KI soll medizinische Daten in der elektronischen Patientenakte automatisch strukturieren

Berlin – Künstliche Intelligenz (KI) soll medizinische Daten aus der Versorgung künftig in strukturierte Daten überführen können. Daran arbeitet eine Forschungsgruppe am Fraunhofer-Institut für Experimentelles Software Engineering (IESE) in Kaiserslautern. Das Projekt habe das Potenzial, die Nutzung der elektronischen Patientenakte (ePA) auf eine neue Stufe zu heben.
Beim dreijährigen Forschungsprojekt „FHIR-Starter“ will ein Konsortium einen Softwaredienst entwickeln, der medizinische Daten mithilfe von Large Language Models (LLMs) und Natural Language Processing (NLP) aus Volltextdokumenten wie pdf-Dateien automatisch analysieren und in standardisierte Datenformate überführen kann.
Dabei sollen der europaweit verwendete medizinische Datenstandard FHIR und die Kodiersysteme LOINC und SNOMED-CT verwendet werden. Dadurch entstehe ein großes Potenzial, um Gesundheitsdaten effektiv nutzen zu können und den Datenaustausch zwischen Softwaresystemen im Gesundheitswesen zu unterstützen.
So könne das zeitintensive Lesen mehrseitiger Berichte oder das händische Übertragen wichtiger Informationen aus Befunden und Arztbriefen in die Praxisverwaltungs- oder Krankenhausinformationssysteme (PVS und KIS) von der Software übernommen werden. Zudem könnten die aus den Volltexten extrahierten Daten der Forschung leichter bereitgestellt werden.
Durch die strukturierten Daten ließe sich auch die ePA künftig vollständig und sinnvoll digitalisieren. „Mit dem Softwaredienst könnten sich Ärztinnen und Ärzte langfristig Laborwerte beispielsweise im Zeitverlauf anzeigen oder Medikamentenlisten automatisiert erstellen lassen“, erklärt die Leiterin der IESE-Abteilung Digital Health Engineering, Theresa Ahrens.
Zu dem Konsortium gehören neben dem IESE die Arbeitsgruppe von Sylvia Thun des Berliner Instituts für Gesundheitsforschung in der Charité und das Kaiserslauterner KI-Unternehmen Insiders Technologies.

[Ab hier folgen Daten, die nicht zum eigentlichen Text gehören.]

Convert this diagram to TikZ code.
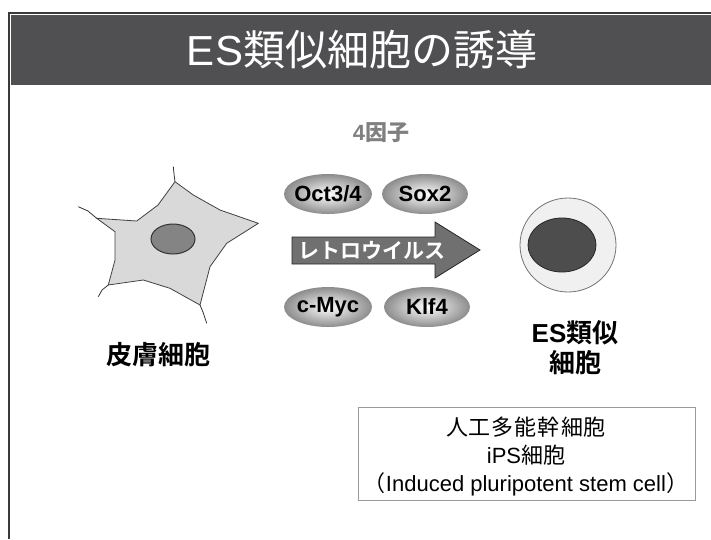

Das Bundesministerium für Wirtschaft und Energie (BMWK) fördert das Projekt im Rahmen des Innovationswettbewerbs „Generative KI für den Mittelstand“ mit 1,64 Millionen Euro.
Der Softwaredienst werde offene Schnittstellen anbieten, die es Leistungserbringerinnen und Leistungserbringern, Softwareanbietern im Gesundheitswesen und Sekundärnutzern von Gesundheitsdaten ermöglichen sollen, die strukturierten Daten automatisiert in ihre Systeme aufzunehmen.

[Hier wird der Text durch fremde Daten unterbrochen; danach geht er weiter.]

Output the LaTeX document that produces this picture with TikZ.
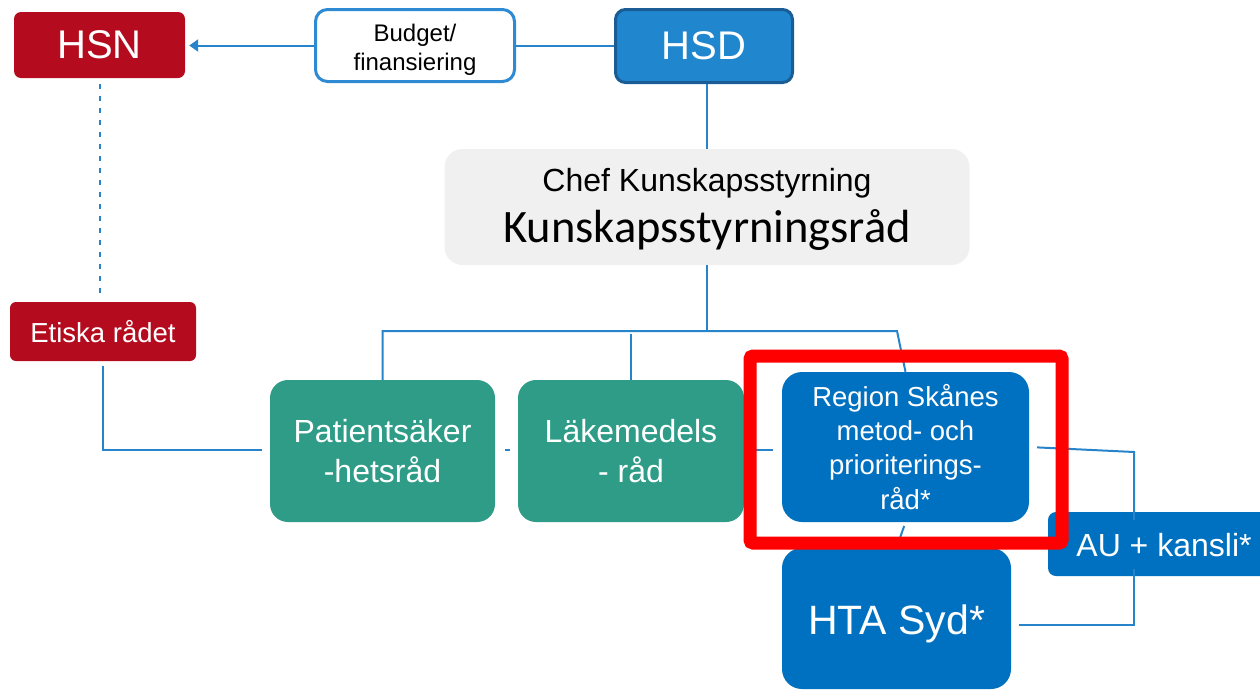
\documentclass[tikz,border=0pt]{standalone}
\usepackage{fontspec}
\setmainfont{Liberation Sans}
\newfontfamily\calibrifam{Carlito}
\usetikzlibrary{arrows.meta}

\definecolor{hsnred}{RGB}{180,12,30}
\definecolor{hsdblue}{RGB}{32,134,206}
\definecolor{hsdedge}{RGB}{26,92,150}
\definecolor{budgetedge}{RGB}{46,138,210}
\definecolor{teal}{RGB}{46,156,135}
\definecolor{regblue}{RGB}{0,112,192}
\definecolor{chefgray}{RGB}{240,240,240}
\definecolor{linkblue}{RGB}{40,132,202}
\definecolor{framered}{RGB}{255,0,0}

% move a line of text down without changing its box
\newcommand\lowertext[2]{\raisebox{-#1}[\height][\depth]{#2}}

\tikzset{
  basebox/.style={rectangle, inner sep=0pt, align=center},
  redbox/.style={basebox, fill=hsnred, text=white, rounded corners=7pt},
  tealbox/.style={basebox, fill=teal, text=white, rounded corners=18pt,
    minimum width=225pt, minimum height=142pt,
    font=\fontsize{32}{40}\selectfont},
  bluebox/.style={basebox, fill=regblue, text=white, rounded corners=20pt},
  link/.style={draw=linkblue, line width=2pt},
}

\begin{document}
\begin{tikzpicture}[x=1pt,y=-1pt]
\useasboundingbox (0,0) rectangle (1260,689);

% top row
\node[redbox, minimum width=171pt, minimum height=66pt,
      font=\fontsize{40}{48}\selectfont] (HSN) at (99.5,45) {HSN};
\node[basebox, draw=budgetedge, line width=3pt, fill=white, rounded corners=12pt,
      minimum width=199pt, minimum height=72pt,
      font=\fontsize{24}{29}\selectfont] (Budget) at (415,45.5)
      {\lowertext{4pt}{Budget/}\\\lowertext{4pt}{finansiering}};
\node[basebox, draw=hsdedge, line width=3pt, fill=hsdblue, text=white, rounded corners=10pt,
      minimum width=177pt, minimum height=73pt,
      font=\fontsize{40}{48}\selectfont] (HSD) at (704,46) {HSD};

% knowledge steering council
\node[basebox, fill=chefgray, rounded corners=18pt,
      minimum width=525pt, minimum height=116pt,
      font=\calibrifam\fontsize{46.5}{52}\selectfont] (Chef) at (707,207)
      {\lowertext{3pt}{\rmfamily\fontsize{32}{52}\selectfont Chef Kunskapsstyrning}\\
       \lowertext{2pt}{Kunskapsstyrningsråd}};

% ethics council
\node[redbox, rounded corners=6pt, minimum width=186pt, minimum height=59pt,
      font=\fontsize{27.5}{33}\selectfont] (Etiska) at (103,331.5) {Etiska rådet};

% councils
\node[tealbox] (Patient) at (382.5,451) {Patientsäker\\-hetsråd};
\node[tealbox, minimum width=226pt] (Lakemedel) at (631,451) {Läkemedels\\- råd};
\node[bluebox, minimum width=247pt, minimum height=150pt,
      font=\fontsize{27.5}{34}\selectfont] (Region) at (905.5,447)
      {Region Skånes\\metod- och\\prioriterings-\\\lowertext{1pt}{råd*}};
\node[bluebox, minimum width=229pt, minimum height=141pt,
      font=\fontsize{41}{48}\selectfont] (HTA) at (896.5,618.5) {\lowertext{5pt}{HTA Syd*}};
\node[bluebox, rounded corners=8pt, minimum width=232pt, minimum height=64pt,
      font=\fontsize{32}{38}\selectfont] (AU) at (1164,544) {\lowertext{1pt}{AU + kansli*}};

% connectors
\draw[link, -{Triangle[length=9pt,width=12pt]}, shorten >=4pt]
  (Budget.west) -- (Budget.west -| HSN.east);
\draw[link] (HSD.west) -- (HSD.west -| Budget.east);
\draw[link] (HSD.south -| Chef.north) -- (Chef.north);
\draw[link, dash pattern=on 5pt off 7pt, shorten <=6pt, shorten >=7pt]
  (HSN.south) -- (HSN.south |- Etiska.north);

\coordinate (bus) at (707,331);
\coordinate (busR) at (897,331);
\draw[link] (Chef.south) -- (bus);
\draw[link] (Patient.north) -- (Patient.north |- bus) -- (busR) -- (Region.north);
\draw[link] (Lakemedel.north) -- ([yshift=-3pt]Lakemedel.north |- bus);

\draw[link, shorten <=5pt, shorten >=8pt] (Etiska.south) |- ([yshift=1pt]Patient.west);
\draw[link, shorten <=10pt, shorten >=8pt] ([yshift=1pt]Patient.east) -- ([yshift=1pt]Lakemedel.west);
\draw[link, shorten <=2pt, shorten >=9pt] ([yshift=1pt]Lakemedel.east) -- ([yshift=1pt]Lakemedel.east -| Region.west);
\draw[link, shorten <=4pt, shorten >=3pt] (Region.south) -- (HTA.north);

\coordinate (ra) at (1134,452);
\coordinate (ah) at (1134,625);
\draw[link, shorten <=8pt] (Region.east) -- (ra) -- ([yshift=-8pt]ra |- AU.north);
\draw[link, shorten >=8pt] ([yshift=7pt]ah |- AU.south) -- (ah) -- (ah -| HTA.east);

% highlight frame
\draw[framered, line width=13pt, rounded corners=3pt] (750,356) rectangle (1062,543);
\end{tikzpicture}
\end{document}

Das Konsortium sieht dabei vor allem zwei große Herausforderungen, die Sicherstellung der Verlässlichkeit der Daten und einen umfangreichen Datenschutz.
Denn KI-Modelle wie LLMs neigen dazu, nicht ausreichende Daten durch frei erfundene Informationen selbstständig zu ergänzen. Das könne in der Versorgung fatale Folgen haben. „Wenn wir große Sprachmodelle im Gesundheitswesen verantwortungsbewusst einsetzen und so deren Potenzial ausschöpfen wollen, ist es notwendig, entsprechende Sicherheitsmechanismen aufzusetzen“, betont Ahrens.

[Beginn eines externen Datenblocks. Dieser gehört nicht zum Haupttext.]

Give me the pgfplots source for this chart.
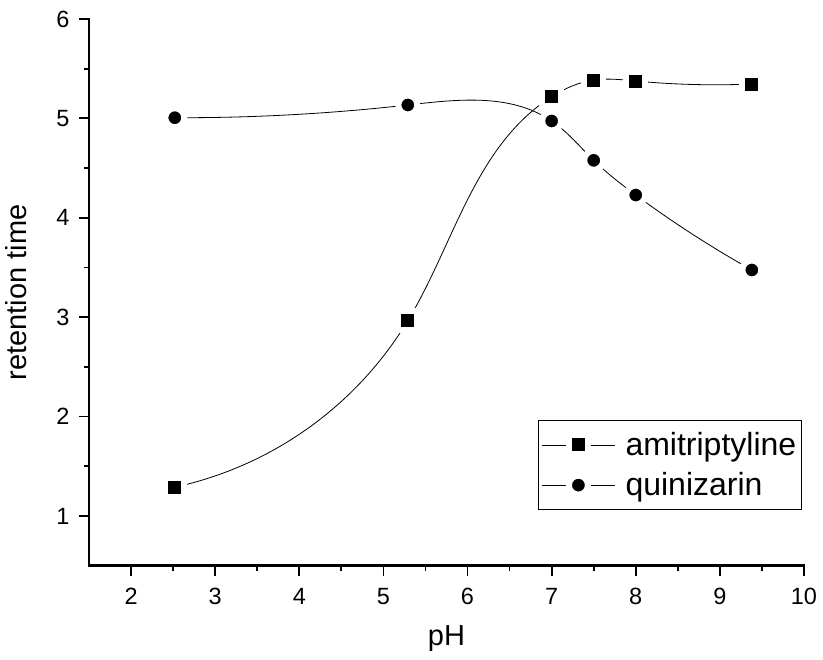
\documentclass[border=0pt]{standalone}
\usepackage{fontspec}
\setmainfont{Liberation Sans}
\usepackage{pgfplots}
\pgfplotsset{compat=1.18}
\usetikzlibrary{hobby}
\begin{document}
\begin{tikzpicture}
\path (-89pt,-94.3pt) rectangle (734pt,565.7pt);
\begin{axis}[
  at={(0pt,0pt)}, anchor=south west,
  scale only axis, width=715pt, height=546.7pt,
  xmin=1.5, xmax=10, ymin=0.5, ymax=6,
  axis x line*=bottom, axis y line*=left,
  axis line style={line width=2.4pt, line cap=rect},
  xtick={2,3,...,10}, ytick={1,2,...,6},
  minor x tick num=1, minor y tick num=1,
  tick align=outside, major tick length=10pt, minor tick length=5pt,
  every tick/.style={black, line width=1.8pt},
  tick label style={font=\fontsize{23.5}{28}\selectfont},
  xticklabel style={yshift=-9pt},
  yticklabel style={xshift=-6pt},
  /pgf/number format/assume math mode=true,
  label style={font=\fontsize{29}{34}\selectfont},
  xlabel={pH}, ylabel={retention time},
  xlabel shift=14pt, ylabel shift=23pt,
  legend style={at={(rel axis cs:0.997,0.2665)}, anchor=north east,
    draw=black, line width=1.2pt, font=\fontsize{32}{38}\selectfont,
    cells={anchor=west}, row sep=11.5pt, inner xsep=3pt, inner ysep=10pt},
  legend image code/.code={
    \draw[black, line width=0.8pt] (0pt,0pt) -- (73pt,0pt);
    \draw[#1] plot[only marks] coordinates {(36.5pt,0pt)};
    \path (81pt,0pt);
  },
]
% lines
\addplot[black, line width=0.8pt, hobby, forget plot] coordinates {
 (2.52,1.29) (5.29,2.965) (7.0,5.218) (7.5,5.386) (8.0,5.376) (9.38,5.346)};
\addplot[black, line width=0.8pt, hobby, forget plot] coordinates {
 (2.52,5.007) (5.29,5.135) (7.0,4.974) (7.5,4.578) (8.0,4.229) (9.38,3.475)};
% markers
\addplot[only marks, mark=square*, mark size=9.5pt,
  mark options={fill=black, draw=white, line width=6pt}] coordinates {
 (2.52,1.29) (5.29,2.965) (7.0,5.218) (7.5,5.386) (8.0,5.376) (9.38,5.346)};
\addlegendentry{amitriptyline}
\addplot[only marks, mark=*, mark size=9.5pt,
  mark options={fill=black, draw=white, line width=6pt}] coordinates {
 (2.52,5.007) (5.29,5.135) (7.0,4.974) (7.5,4.578) (8.0,4.229) (9.38,3.475)};
\addlegendentry{quinizarin}
\end{axis}
\end{tikzpicture}
\end{document}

Mit der Entwicklung des sogenannten Uncertainty Wrappers – eines Tools, das Unsicherheiten in KI-Modellen quantifiziert, verwaltet und reduziert – habe das IESE dafür aber schon eine wichtige Vorarbeit geleistet, auf die es bei diesem Projekt aufbauen könne.
Die zweite Herausforderung bestehe darin, die sensiblen Daten datenschutzkonform zu verarbeiten. Marktübliche LLMs würden für gewöhnlich Server im Ausland nutzen, die den Sicherheitsanforderungen des Konsortiums jedoch nicht entsprächen.
Daher werde der zu entwickelnde Softwaredienst auf Open Source LLMs basieren, die jeweils auf den eigenen Servern der Anwender und Anwenderinnen laufen. So soll ein in sich geschlossenes und sicheres System entstehen, das darüber hinaus den Anforderungen der Datenschutzgrundverordnung (DSGVO) entspricht.